REQUEST: Identify the lines containing the word "chart". Copy each one.

Records with drawing code:
────────────────────
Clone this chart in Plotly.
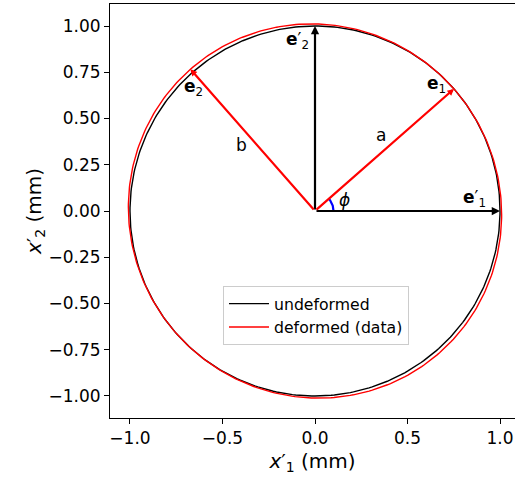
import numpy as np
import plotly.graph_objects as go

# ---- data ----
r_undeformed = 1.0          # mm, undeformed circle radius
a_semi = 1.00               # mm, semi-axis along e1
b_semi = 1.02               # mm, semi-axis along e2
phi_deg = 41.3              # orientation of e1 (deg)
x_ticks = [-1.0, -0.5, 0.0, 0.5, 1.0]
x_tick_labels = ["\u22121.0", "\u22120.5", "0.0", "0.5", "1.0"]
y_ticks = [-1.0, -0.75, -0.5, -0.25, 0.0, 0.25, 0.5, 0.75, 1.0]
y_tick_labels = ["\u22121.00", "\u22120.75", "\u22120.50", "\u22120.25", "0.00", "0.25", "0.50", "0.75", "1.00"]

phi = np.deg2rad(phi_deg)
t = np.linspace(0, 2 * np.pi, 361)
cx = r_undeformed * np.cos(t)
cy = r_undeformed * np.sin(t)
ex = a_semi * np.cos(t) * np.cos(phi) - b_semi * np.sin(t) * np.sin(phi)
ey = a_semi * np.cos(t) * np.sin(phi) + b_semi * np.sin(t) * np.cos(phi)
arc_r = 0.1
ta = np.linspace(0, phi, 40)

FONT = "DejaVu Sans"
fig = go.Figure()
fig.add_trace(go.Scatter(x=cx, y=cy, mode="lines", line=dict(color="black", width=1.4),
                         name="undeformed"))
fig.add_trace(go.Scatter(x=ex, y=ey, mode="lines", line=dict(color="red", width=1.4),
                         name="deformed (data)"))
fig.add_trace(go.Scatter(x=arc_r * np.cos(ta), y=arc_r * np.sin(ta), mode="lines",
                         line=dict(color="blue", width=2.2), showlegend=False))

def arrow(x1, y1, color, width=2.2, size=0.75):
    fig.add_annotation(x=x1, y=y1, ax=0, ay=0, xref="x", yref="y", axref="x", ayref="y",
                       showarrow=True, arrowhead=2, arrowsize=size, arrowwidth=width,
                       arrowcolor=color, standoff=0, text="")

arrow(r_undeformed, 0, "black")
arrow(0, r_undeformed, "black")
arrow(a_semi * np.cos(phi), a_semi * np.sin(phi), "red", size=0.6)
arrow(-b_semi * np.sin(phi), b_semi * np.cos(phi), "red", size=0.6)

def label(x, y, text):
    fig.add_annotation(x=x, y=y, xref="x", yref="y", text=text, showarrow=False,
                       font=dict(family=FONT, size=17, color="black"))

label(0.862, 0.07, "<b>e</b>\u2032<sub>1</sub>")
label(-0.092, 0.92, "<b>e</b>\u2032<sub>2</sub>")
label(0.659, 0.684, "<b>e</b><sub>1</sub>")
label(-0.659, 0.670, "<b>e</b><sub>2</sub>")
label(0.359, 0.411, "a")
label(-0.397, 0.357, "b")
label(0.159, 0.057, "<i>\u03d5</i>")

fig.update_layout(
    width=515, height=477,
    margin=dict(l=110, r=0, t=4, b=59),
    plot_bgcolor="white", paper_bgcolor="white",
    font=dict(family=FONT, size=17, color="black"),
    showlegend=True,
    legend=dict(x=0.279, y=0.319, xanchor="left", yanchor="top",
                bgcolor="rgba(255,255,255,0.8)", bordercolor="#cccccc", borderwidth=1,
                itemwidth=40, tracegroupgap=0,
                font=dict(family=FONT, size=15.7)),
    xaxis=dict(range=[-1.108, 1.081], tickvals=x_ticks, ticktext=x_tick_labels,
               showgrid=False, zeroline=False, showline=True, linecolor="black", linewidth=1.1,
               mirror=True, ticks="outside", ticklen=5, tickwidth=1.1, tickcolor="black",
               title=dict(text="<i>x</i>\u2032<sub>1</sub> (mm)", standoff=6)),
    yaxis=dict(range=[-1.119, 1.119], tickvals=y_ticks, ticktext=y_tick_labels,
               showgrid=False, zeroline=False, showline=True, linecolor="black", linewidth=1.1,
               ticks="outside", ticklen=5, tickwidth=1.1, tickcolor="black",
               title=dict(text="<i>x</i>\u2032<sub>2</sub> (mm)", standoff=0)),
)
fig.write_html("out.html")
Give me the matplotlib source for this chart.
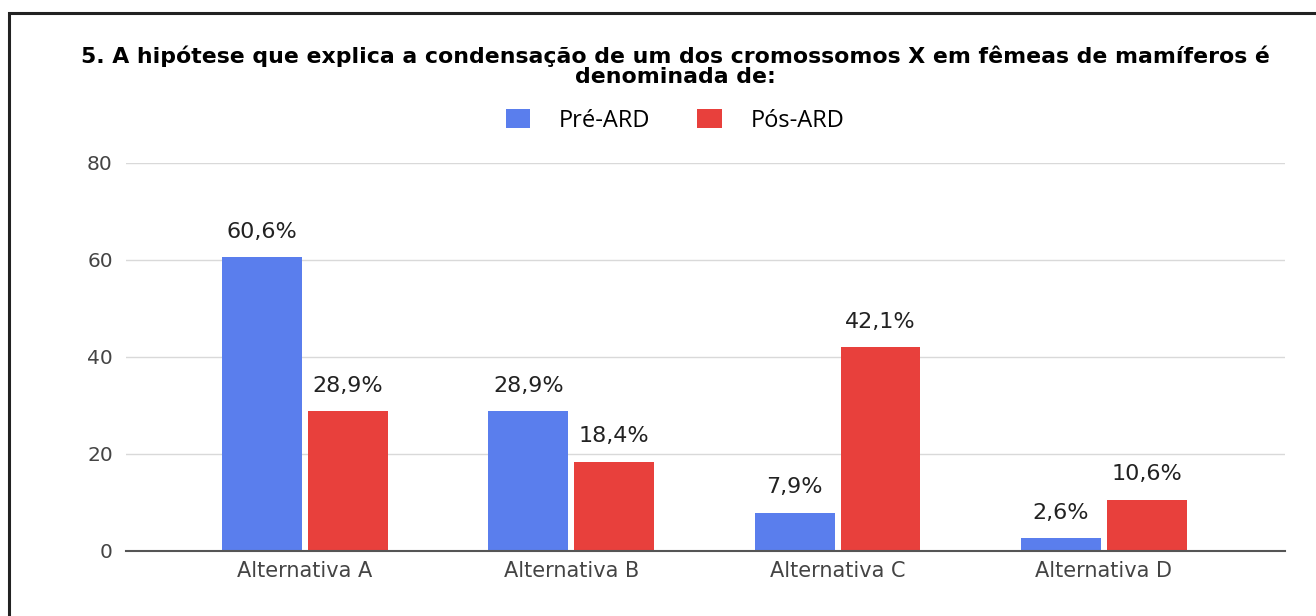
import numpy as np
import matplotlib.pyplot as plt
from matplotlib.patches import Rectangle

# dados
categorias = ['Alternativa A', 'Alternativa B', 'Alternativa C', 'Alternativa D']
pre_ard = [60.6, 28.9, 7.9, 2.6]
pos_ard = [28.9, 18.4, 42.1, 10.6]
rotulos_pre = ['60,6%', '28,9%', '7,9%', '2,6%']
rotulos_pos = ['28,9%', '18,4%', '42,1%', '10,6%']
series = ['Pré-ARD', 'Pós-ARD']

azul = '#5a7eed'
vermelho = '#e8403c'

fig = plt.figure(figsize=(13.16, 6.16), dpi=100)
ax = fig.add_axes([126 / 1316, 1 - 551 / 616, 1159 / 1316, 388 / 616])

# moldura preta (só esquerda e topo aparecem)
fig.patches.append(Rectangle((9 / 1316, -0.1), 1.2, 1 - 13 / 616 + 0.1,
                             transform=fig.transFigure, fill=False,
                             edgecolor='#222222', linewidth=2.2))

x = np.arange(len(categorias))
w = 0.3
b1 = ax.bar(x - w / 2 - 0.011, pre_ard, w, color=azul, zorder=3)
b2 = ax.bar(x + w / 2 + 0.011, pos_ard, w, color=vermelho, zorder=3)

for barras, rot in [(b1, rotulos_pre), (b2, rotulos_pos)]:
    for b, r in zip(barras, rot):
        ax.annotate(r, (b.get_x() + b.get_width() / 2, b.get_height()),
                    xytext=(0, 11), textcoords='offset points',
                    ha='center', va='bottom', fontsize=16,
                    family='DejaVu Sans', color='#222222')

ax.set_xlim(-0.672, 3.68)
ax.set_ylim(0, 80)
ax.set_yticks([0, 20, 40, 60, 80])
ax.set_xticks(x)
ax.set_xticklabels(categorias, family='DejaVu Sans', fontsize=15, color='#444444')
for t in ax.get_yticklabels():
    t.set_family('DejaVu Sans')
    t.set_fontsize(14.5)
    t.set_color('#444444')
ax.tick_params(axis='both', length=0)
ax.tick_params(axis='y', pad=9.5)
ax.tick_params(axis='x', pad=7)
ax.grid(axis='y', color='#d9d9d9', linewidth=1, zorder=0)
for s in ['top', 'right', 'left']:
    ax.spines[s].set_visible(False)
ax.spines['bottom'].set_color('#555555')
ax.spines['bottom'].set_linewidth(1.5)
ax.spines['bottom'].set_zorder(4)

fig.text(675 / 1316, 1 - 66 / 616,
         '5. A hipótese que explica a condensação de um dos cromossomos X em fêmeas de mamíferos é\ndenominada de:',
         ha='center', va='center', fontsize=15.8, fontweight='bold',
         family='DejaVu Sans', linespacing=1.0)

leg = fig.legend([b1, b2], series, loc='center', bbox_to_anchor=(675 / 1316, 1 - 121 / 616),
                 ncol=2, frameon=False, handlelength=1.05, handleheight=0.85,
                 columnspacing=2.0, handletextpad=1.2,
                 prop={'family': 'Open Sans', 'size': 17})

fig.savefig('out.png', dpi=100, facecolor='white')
────────────────────
WRITTEN ANSWER:
Clone this chart in Plotly.
Give me the matplotlib source for this chart.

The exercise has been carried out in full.